Smith also admitted that he wrote a report on or about Sept. 25, 2017 and asserted the strike to Yakish was not intentional. He said he intended to “take a hold of his shoulder but came into contact with the front side of his helmet.”
Smith testified twice that the contact wasn’t intentional — on Sept. 8, 2020 during a civil trial and during his criminal trial on July 20 — both times under oath, according to the plea. Smith admits in this plea that the strike was intentional.
The former trooper is the first law enforcement officer charged in U.S. District Court for the Northern District of Iowa in years, according to prosecutors.
Smith was terminated from the Iowa State Patrol following an internal investigation of the arrest and allowed to retire in 2018, according to testimony.

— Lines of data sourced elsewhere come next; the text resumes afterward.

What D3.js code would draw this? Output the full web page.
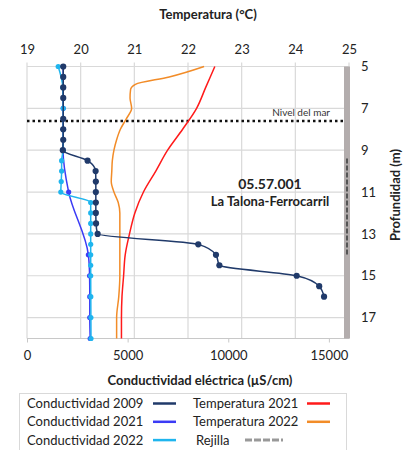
<!DOCTYPE html>
<html>
<head>
<meta charset="utf-8">
<script src="https://cdn.jsdelivr.net/npm/d3@7"></script>
<style>
  body { margin: 0; background: #fff; }
  svg text { font-family: Lato, "Open Sans", sans-serif; fill: #222; }
</style>
</head>
<body>
<div id="chart-area"></div>
<script>
// depth (m) and electrical conductivity (uS/cm)
var depth2009 = [5, 5.5, 6, 6.5, 7.5, 8, 8.5, 9, 9.5, 10, 10.5, 11, 11.5, 12, 12.5, 13, 13.5, 14, 14.5, 15, 15.5, 16];
var cond2009 = [1800, 1800, 1800, 1800, 1800, 1800, 1800, 1780, 3010, 3410, 3420, 3420, 3420, 3420, 3430, 3510, 8510, 9390, 9560, 13400, 14520, 14760];

var depth2021 = [5, 6, 7, 8, 9, 11, 14, 15, 16, 17, 18];
var cond2021 = [1800, 1800, 1800, 1800, 1790, 2070, 3050, 3110, 3120, 3120, 3140];

var depth2022 = [5, 6, 7, 8, 9, 9.5, 10, 10.5, 11, 11.5, 12, 12.5, 13, 13.5, 14, 14.5, 15, 16, 17, 18];
var cond2022 = [1550, 1780, 1800, 1800, 1790, 1720, 1720, 1700, 1680, 3165, 3165, 3165, 3165, 3165, 3165, 3165, 3165, 3170, 3175, 3180];

// temperature (C)
var depthT2021 = [5, 6, 7, 8, 9, 10, 11, 12, 13, 14, 15, 16, 17, 18];
var temp2021 = [22.50, 22.33, 22.16, 21.90, 21.62, 21.40, 21.17, 21.01, 20.91, 20.83, 20.80, 20.77, 20.76, 20.76];

var depthT2022 = [5, 5.5, 5.85, 6.1, 6.5, 7, 7.5, 8, 8.5, 9, 9.5, 10, 10.5, 11, 11.5, 12, 13, 14, 15, 16, 17, 18];
var temp2022 = [22.30, 21.65, 21.02, 20.93, 20.92, 20.95, 20.85, 20.74, 20.67, 20.62, 20.59, 20.58, 20.57, 20.62, 20.70, 20.73, 20.73, 20.73, 20.73, 20.71, 20.67, 20.67];

var tempTicks = [19, 20, 21, 22, 23, 24, 25];
var condTicks = [0, 5000, 10000, 15000];
var depthTicks = [5, 7, 9, 11, 13, 15, 17];

var seaLevel = 7.6;
var screenTop = 9.4, screenBottom = 14;

var width = 411, height = 450;

var svg = d3.select("#chart-area").append("svg")
    .attr("width", width)
    .attr("height", height);

var x = d3.scaleLinear().domain([0, 16000]).range([27, 349]);
var t = d3.scaleLinear().domain([19, 25]).range([27, 349]);
var y = d3.scaleLinear().domain([5, 18]).range([66.5, 338.5]);

// grid
svg.append("g").selectAll("line.vg")
    .data(tempTicks)
  .enter().append("line")
    .attr("x1", d => t(d)).attr("x2", d => t(d))
    .attr("y1", y(5) - 4).attr("y2", y(18))
    .attr("stroke", "#d9d9d9").attr("stroke-width", 1.2);

svg.append("g").selectAll("line.hg")
    .data(depthTicks)
  .enter().append("line")
    .attr("x1", x(0)).attr("x2", t(25))
    .attr("y1", d => y(d)).attr("y2", d => y(d))
    .attr("stroke", "#d9d9d9").attr("stroke-width", 1.2);

svg.append("line")
    .attr("x1", x(0)).attr("x2", t(25))
    .attr("y1", y(18)).attr("y2", y(18))
    .attr("stroke", "#c8c8c8").attr("stroke-width", 1.2);

// top axis (temperature)
var topAxis = svg.append("g")
    .attr("transform", "translate(0," + y(5) + ")")
    .call(d3.axisTop(t).tickValues(tempTicks).tickSize(0).tickPadding(13).tickFormat(d3.format("d")));
topAxis.select(".domain").remove();
topAxis.selectAll("text").style("font-size", "13px");

// bottom axis (conductivity)
var bottomAxis = svg.append("g")
    .attr("transform", "translate(0," + y(18) + ")")
    .call(d3.axisBottom(x).tickValues(condTicks).tickSize(4).tickPadding(8).tickFormat(d3.format("d")));
bottomAxis.select(".domain").remove();
bottomAxis.selectAll("line").attr("stroke", "#c8c8c8");
bottomAxis.selectAll("text").style("font-size", "13px");

// right axis (depth)
var rightAxis = svg.append("g")
    .attr("transform", "translate(" + t(25) + ",0)")
    .call(d3.axisRight(y).tickValues(depthTicks).tickSize(0).tickPadding(12));
rightAxis.select(".domain").remove();
rightAxis.selectAll("text").style("font-size", "13px");

// axis titles
svg.append("text")
    .attr("x", 208).attr("y", 19)
    .attr("text-anchor", "middle")
    .style("font-size", "13px").style("font-weight", "bold")
    .text("Temperatura (°C)");

svg.append("text")
    .attr("x", 200).attr("y", 385)
    .attr("text-anchor", "middle")
    .style("font-size", "13px").style("font-weight", "bold")
    .text("Conductividad eléctrica (µS/cm)");

svg.append("text")
    .attr("transform", "translate(400,195) rotate(-90)")
    .attr("text-anchor", "middle")
    .style("font-size", "13px").style("font-weight", "bold")
    .text("Profundidad (m)");

// well screen bar
svg.append("rect")
    .attr("x", 344).attr("y", y(5))
    .attr("width", 6).attr("height", y(18) - y(5))
    .attr("fill", "#b3adad");

svg.append("line")
    .attr("x1", 347).attr("x2", 347)
    .attr("y1", y(screenTop)).attr("y2", y(screenBottom))
    .attr("stroke", "#555").attr("stroke-width", 2)
    .attr("stroke-dasharray", "5,2");

// sea level
svg.append("line")
    .attr("x1", x(0)).attr("x2", 344)
    .attr("y1", y(seaLevel)).attr("y2", y(seaLevel))
    .attr("stroke", "#111").attr("stroke-width", 2.5)
    .attr("stroke-dasharray", "2.5,3");

svg.append("text")
    .attr("x", 330).attr("y", y(seaLevel) - 5)
    .attr("text-anchor", "end")
    .style("font-size", "10px").style("fill", "#333")
    .text("Nivel del mar");

// series
var line = d3.line()
    .x(d => d[0])
    .y(d => d[1])
    .curve(d3.curveMonotoneY);

function zip(depths, vals, sc) {
  return depths.map((d, i) => [sc(vals[i]), y(d)]);
}

var conds = [
  { depths: depth2021, vals: cond2021, color: "#3b3bf5", r: 2.6 },
  { depths: depth2022, vals: cond2022, color: "#1fb5ee", r: 2.6 },
  { depths: depth2009, vals: cond2009, color: "#203a6a", r: 3.1 }
];

svg.append("path")
    .attr("d", line(zip(depthT2021, temp2021, t)))
    .attr("fill", "none").attr("stroke", "#ff1a1a").attr("stroke-width", 1.5);

svg.append("path")
    .attr("d", line(zip(depthT2022, temp2022, t)))
    .attr("fill", "none").attr("stroke", "#f28c28").attr("stroke-width", 1.5);

conds.forEach(function(s) {
  var pts = zip(s.depths, s.vals, x);
  svg.append("path")
      .attr("d", line(pts))
      .attr("fill", "none").attr("stroke", s.color).attr("stroke-width", 1.5);
  svg.append("g").selectAll("circle")
      .data(pts)
    .enter().append("circle")
      .attr("cx", d => d[0]).attr("cy", d => d[1])
      .attr("r", s.r)
      .attr("fill", s.color);
});

// label
svg.append("text")
    .attr("x", 270).attr("y", 189)
    .attr("text-anchor", "middle")
    .style("font-size", "14px").style("font-weight", "bold")
    .text("05.57.001");
svg.append("text")
    .attr("x", 270).attr("y", 206)
    .attr("text-anchor", "middle")
    .style("font-size", "13px").style("font-weight", "bold")
    .text("La Talona-Ferrocarril");

// legend
var legend = svg.append("g");
legend.append("rect")
    .attr("x", 19.5).attr("y", 393.5)
    .attr("width", 327).attr("height", 70)
    .attr("fill", "#fff").attr("stroke", "#d9d9d9");

var legendItems = [
  { label: "Conductividad 2009", color: "#203a6a", tx: 27, lx: 153, row: 0 },
  { label: "Conductividad 2021", color: "#3b3bf5", tx: 27, lx: 153, row: 1 },
  { label: "Conductividad 2022", color: "#1fb5ee", tx: 27, lx: 153, row: 2 },
  { label: "Temperatura 2021", color: "#ff1a1a", tx: 193, lx: 307, row: 0 },
  { label: "Temperatura 2022", color: "#f28c28", tx: 193, lx: 307, row: 1 }
];

legendItems.forEach(function(d) {
  var yy = 403.5 + d.row * 18.3;
  legend.append("text")
      .attr("x", d.tx).attr("y", yy + 4.5)
      .style("font-size", "13px")
      .text(d.label);
  legend.append("line")
      .attr("x1", d.lx).attr("x2", d.lx + 23)
      .attr("y1", yy).attr("y2", yy)
      .attr("stroke", d.color).attr("stroke-width", 2.5);
});

legend.append("text")
    .attr("x", 196).attr("y", 403.5 + 2 * 18.3 + 4.5)
    .style("font-size", "13px")
    .text("Rejilla");
legend.append("line")
    .attr("x1", 245).attr("x2", 283)
    .attr("y1", 403.5 + 2 * 18.3).attr("y2", 403.5 + 2 * 18.3)
    .attr("stroke", "#999").attr("stroke-width", 3)
    .attr("stroke-dasharray", "7,2");
</script>
</body>
</html>
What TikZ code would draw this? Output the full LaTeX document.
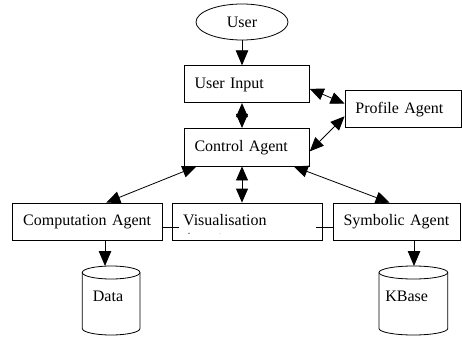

A video of the incident was shown to the jury throughout the trial. It showed Yakish getting off his motorcycle and raising his hands as Smith was coming at him with his gun pulled.
Smith struck the right front of Yakish’s helmet with his left hand — an open palm strike, which officers are trained to use as a defensive tactic if someone is resisting and not being compliant. Yakish’s head snapped back, and he fell backward onto his motorcycle, which also fell over.
Smith said he got out of his vehicle and approached Yakish with his gun drawn because he had safety concerns. He admitted he didn’t give any commands as he approached.
Yakish, now 25, testified he didn’t see Smith until he pulled off to go to the gas station and then saw the lights and sirens on the trooper’s vehicle. Yakish said he motioned with his left hand — taking if off the clutch — where he was going to stop.
During the trial, Smith’s former supervisors, who are still with the Iowa State Patrol, testified they reviewed his report and dashcam video and took it up the command chain because Smith was holding his handgun and used an open palm strike on a compliant motorist.